Lewat restrukturisasi, Pertamina ditetapkan sebagai perusahaan induk (holding) migas. Di bawahnya terdapat enam perusahaan subholding, yakni Upstream Subholding, Gas Subholding, Power and New Renewable Energy Subholding, Commercial and Trading Subholding, Refining and Petrochemical Subholding, dan Shipping Subholding. Struktur subholding tersebut telah merampingkan anak usaha di bawah Pertamina yang semula berjumlah 127 perusahaan menjadi 12 perusahaan.
Dengan pembentukan sejumlah subholding, sumbangan perusahaan terhadap pertambahan setoran pajak, dividen, dan retribusi bisa meningkat.

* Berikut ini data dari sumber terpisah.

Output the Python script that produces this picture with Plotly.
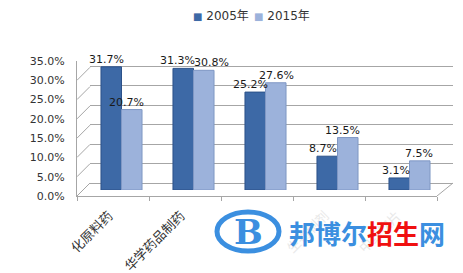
import plotly.graph_objects as go

categories = ["化原料药", "华学药品制药", "中成药", "生物制剂", "中药饮片"]
series_names = ["2005年", "2015年"]
values_2005 = [31.7, 31.3, 25.2, 8.7, 3.1]
values_2015 = [20.7, 30.8, 27.6, 13.5, 7.5]
y_ticks = [0, 5, 10, 15, 20, 25, 30, 35]
y_ticklabels = ["0.0%", "5.0%", "10.0%", "15.0%", "20.0%", "25.0%", "30.0%", "35.0%"]

W, H = 463, 273
def px(x): return x / W
def py(y): return (H - y) / H

FONT = "DejaVu Sans, Noto Sans CJK SC, sans-serif"
GRID = "#a6a6a6"
DARK = "#3d69a6"
LIGHT = "#9cb2db"
LOGO = "#3b8fe0"
COLORS = [DARK, LIGHT]
EDGES = ["#2c5189", "#7f97c4"]
# label horizontal nudges (pixels) relative to category centre, per series
LABEL_SHIFT = [[-15, -16, -15, -15, -14], [5, 18, 11, 5, 9]]

fig = go.Figure()

# invisible traces to create front and back axes
fig.add_trace(go.Scatter(x=categories, y=[0] * len(categories), xaxis="x", yaxis="y3",
                         mode="markers", marker=dict(opacity=0), showlegend=False, hoverinfo="skip"))
fig.add_trace(go.Scatter(x=[0], y=[0], xaxis="x2", yaxis="y2",
                         mode="markers", marker=dict(opacity=0), showlegend=False, hoverinfo="skip"))

all_vals = [values_2005, values_2015]
for i, (name, vals) in enumerate(zip(series_names, all_vals)):
    fig.add_trace(go.Bar(x=categories, y=vals, name=name, xaxis="x4", yaxis="y4",
                         marker=dict(color=COLORS[i], line=dict(color=EDGES[i], width=1)),
                         showlegend=False, hoverinfo="x+y"))
    for j, (c, v) in enumerate(zip(categories, vals)):
        fig.add_annotation(x=c, y=v, xref="x4", yref="y4", text=f"{v:.1f}%",
                           showarrow=False, xanchor="center", yanchor="bottom",
                           xshift=LABEL_SHIFT[i][j], yshift=0, borderpad=0,
                           font=dict(size=11, color="#1a1a1a", family=FONT))

faint = "<span style='color:#e8e8e8'>%s</span>"
ticktext = [categories[0], categories[1]] + [faint % c for c in categories[2:]]

fig.update_layout(
    width=W, height=H, margin=dict(l=0, r=0, t=0, b=0, autoexpand=False),
    paper_bgcolor="white", plot_bgcolor="rgba(0,0,0,0)",
    font=dict(family=FONT, color="#333333"),
    barmode="group", bargap=0.43, bargroupgap=0.0,
    showlegend=False,
    # front axes
    xaxis=dict(domain=[px(77), px(437)], anchor="y3", type="category",
               categoryorder="array", categoryarray=categories, range=[-0.5, 4.5],
               tickmode="array", tickvals=categories, ticktext=ticktext,
               showline=True, linecolor=GRID, linewidth=1,
               ticks="outside", tickson="boundaries", ticklen=4, tickcolor=GRID,
               tickangle=-45, tickfont=dict(size=13, color="#333333"),
               ticklabelstandoff=6, ticklabelshift=-4,
               showgrid=False, zeroline=False, fixedrange=True),
    yaxis3=dict(domain=[py(196), py(61)], anchor="x", range=[0, 35],
                tickvals=y_ticks, ticktext=y_ticklabels,
                showline=True, linecolor=GRID, linewidth=1,
                showgrid=False, zeroline=False, ticks="",
                ticklabelstandoff=9, tickfont=dict(size=11, color="#333333")),
    # back wall
    xaxis2=dict(domain=[px(90), px(453)], anchor="y2", range=[0, 1],
                showline=False, showgrid=False, zeroline=False,
                showticklabels=False, ticks=""),
    yaxis2=dict(domain=[py(183), py(47)], anchor="x2", range=[0, 35],
                tickvals=y_ticks, showgrid=True, gridcolor=GRID, gridwidth=1,
                zeroline=True, zerolinecolor=GRID, zerolinewidth=1,
                showline=False, showticklabels=False, ticks=""),
    # bars (mid depth)
    xaxis4=dict(domain=[px(85.5), px(445.5)], anchor="y4", type="category",
                categoryorder="array", categoryarray=categories, range=[-0.5, 4.5],
                showline=False, showgrid=False, zeroline=False,
                showticklabels=False, ticks=""),
    yaxis4=dict(domain=[py(190), py(54)], anchor="x4", range=[0, 35],
                showline=False, showgrid=False, zeroline=False,
                showticklabels=False, ticks=""),
)

shapes = []
# side wall diagonals
for v in y_ticks:
    shapes.append(dict(type="line", xref="paper", xsizemode="pixel", xanchor=px(77),
                       x0=0, x1=13, yref="y3", ysizemode="pixel", yanchor=v,
                       y0=0, y1=13, line=dict(color=GRID, width=1), layer="below"))
# floor right diagonal
shapes.append(dict(type="line", xref="paper", xsizemode="pixel", xanchor=px(437),
                   x0=0, x1=16, yref="y3", ysizemode="pixel", yanchor=0,
                   y0=0, y1=13, line=dict(color=GRID, width=1), layer="below"))
# watermark logo ring
shapes.append(dict(type="circle", xref="paper", yref="paper",
                   x0=px(217), x1=px(279), y0=py(251), y1=py(212),
                   fillcolor="white", line=dict(color=LOGO, width=5), layer="above"))
fig.update_layout(shapes=shapes)

# legend as text
legend_x = [191, 252]
for name, col, lx in zip(series_names, COLORS, legend_x):
    fig.add_annotation(x=px(lx), y=py(16), xref="paper", yref="paper", showarrow=False,
                       xanchor="left", yanchor="middle",
                       text=f"<span style='color:{col};font-size:10px'>■</span> {name}",
                       font=dict(size=12, color="#333333", family=FONT))

fig.add_annotation(x=px(248), y=py(231.5), xref="paper", yref="paper", showarrow=False,
                   xanchor="center", yanchor="middle",
                   text="<b>B</b>", font=dict(family="DejaVu Serif", size=34, color=LOGO))
fig.add_annotation(x=px(367), y=py(232), xref="paper", yref="paper", showarrow=False,
                   xanchor="center", yanchor="middle",
                   text="<b><span style='color:#3b8fe0'>邦博尔</span><span style='color:#f01010'>招生</span><span style='color:#3b8fe0'>网</span></b>",
                   font=dict(family="Noto Sans CJK SC", size=26))

fig.write_html("out.html")
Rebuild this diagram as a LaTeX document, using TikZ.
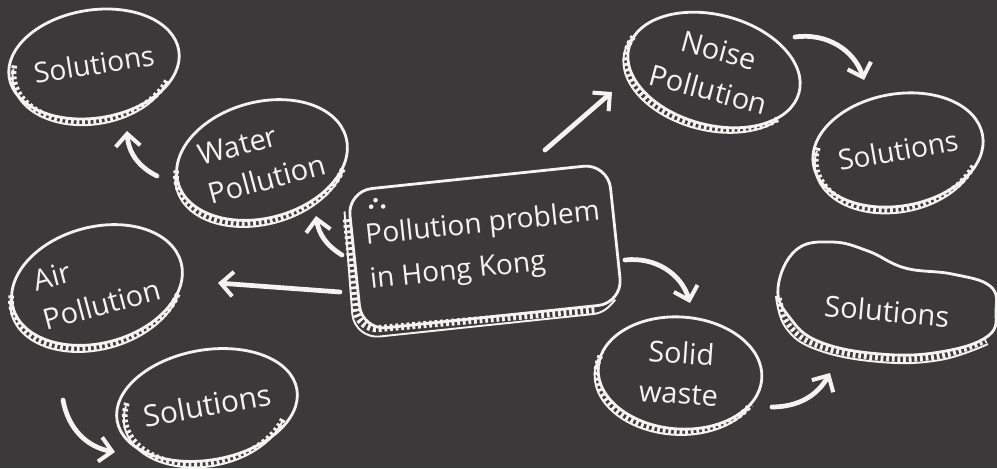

Presiden Federasi Serikat Pekerja Pertamina Bersatu (FSPPB) Arie Gumilar mengingatkan, struktur subholding berpotensi menyebabkan tumpang tindih bisnis. Oleh karena itu, setiap subholding harus fokus terhadap target kinerja mereka. Apabila antar-subholding bersaing, ia khawatir fungsi kewajiban pelayanan terhadap publik (PSO) menjadi terbengkalai.
”Contohnya, produk petrokimia yang biasanya dijual oleh kilang (Refining and Petrochemical Subholding) kini turut dijual oleh Commercial and Trading Subholding. Kedua subholding itu sama-sama menjual di pasar domestik sehingga bisa timbul persaingan tidak sehat,” ucap Arie.
Terkait dengan penerimaan negara, dalam siaran pers Pertamina pada Juni lalu, perusahaan berhasil mencetak laba bersih Rp 15,3 triliun untuk kinerja sepanjang 2020. Sepanjang tahun tersebut pula, Pertamina menyetorkan pajak kepada negara sebesar Rp 92,7 triliun, penerimaan negara bukan pajak (PNBP) Rp 25,5 triliun, dan dividen tahun buku 2019 sebesar Rp 8,5 triliun.
Penghematan
Seiring dengan restrukturisasi perusahaan selama setahun terakhir, biaya penyediaan (inventory cost) perusahaan menurun 40 persen dibandingkan dengan tahun sebelumnya menjadi 3,1 miliar dollar AS. Penghematan tersebut merupakan hasil dari integrasi operasional di tingkat induk perusahaan.
Setiap subholding harus fokus terhadap target kinerja mereka. Apabila antar-subholding bersaing, ia khawatir fungsi kewajiban pelayanan terhadap publik (PSO) menjadi terbengkalai.
Direktur Logistik dan Infrastruktur Pertamina Mulyono berpendapat, induk usaha mesti menjamin keandalan semua infrastruktur dan jaringan distribusi. ”Keandalan ini menjadi sorotan agar tiap subholding dan anak perusahaan beserta afiliasinya tidak berjalan sendiri-sendiri,” katanya melalui siaran pers, Selasa (27/7).
Integrasi operasional di tingkat induk juga berfungsi untuk menjalankan penugasan pemerintah. Tugas tersebut, antara lain, adalah pembangunan infrastruktur bahan bakar minyak (BBM) dan elpiji di Indonesia bagian timur, gasifikasi di 56 pembangkit listrik PLN, serta distribusi BBM jenis tertentu dan tabung elpiji 3 kilogram bersubsidi.
Sementara itu, Refining and Petrochemical Subholding atau PT Kilang Pertamina Internasional pada triwulan II-2021 mencatatkan kinerja positif. Hal itu ditunjukkan dengan realisasi hasil produk berharga (yield valuable product) sebesar 80,51 persen atau naik dari target yang sebesar 78,48 persen. Produk-produk tersebut terdiri dari pertamax, kerosen, solar, avtur, paraxylene, dan benzena.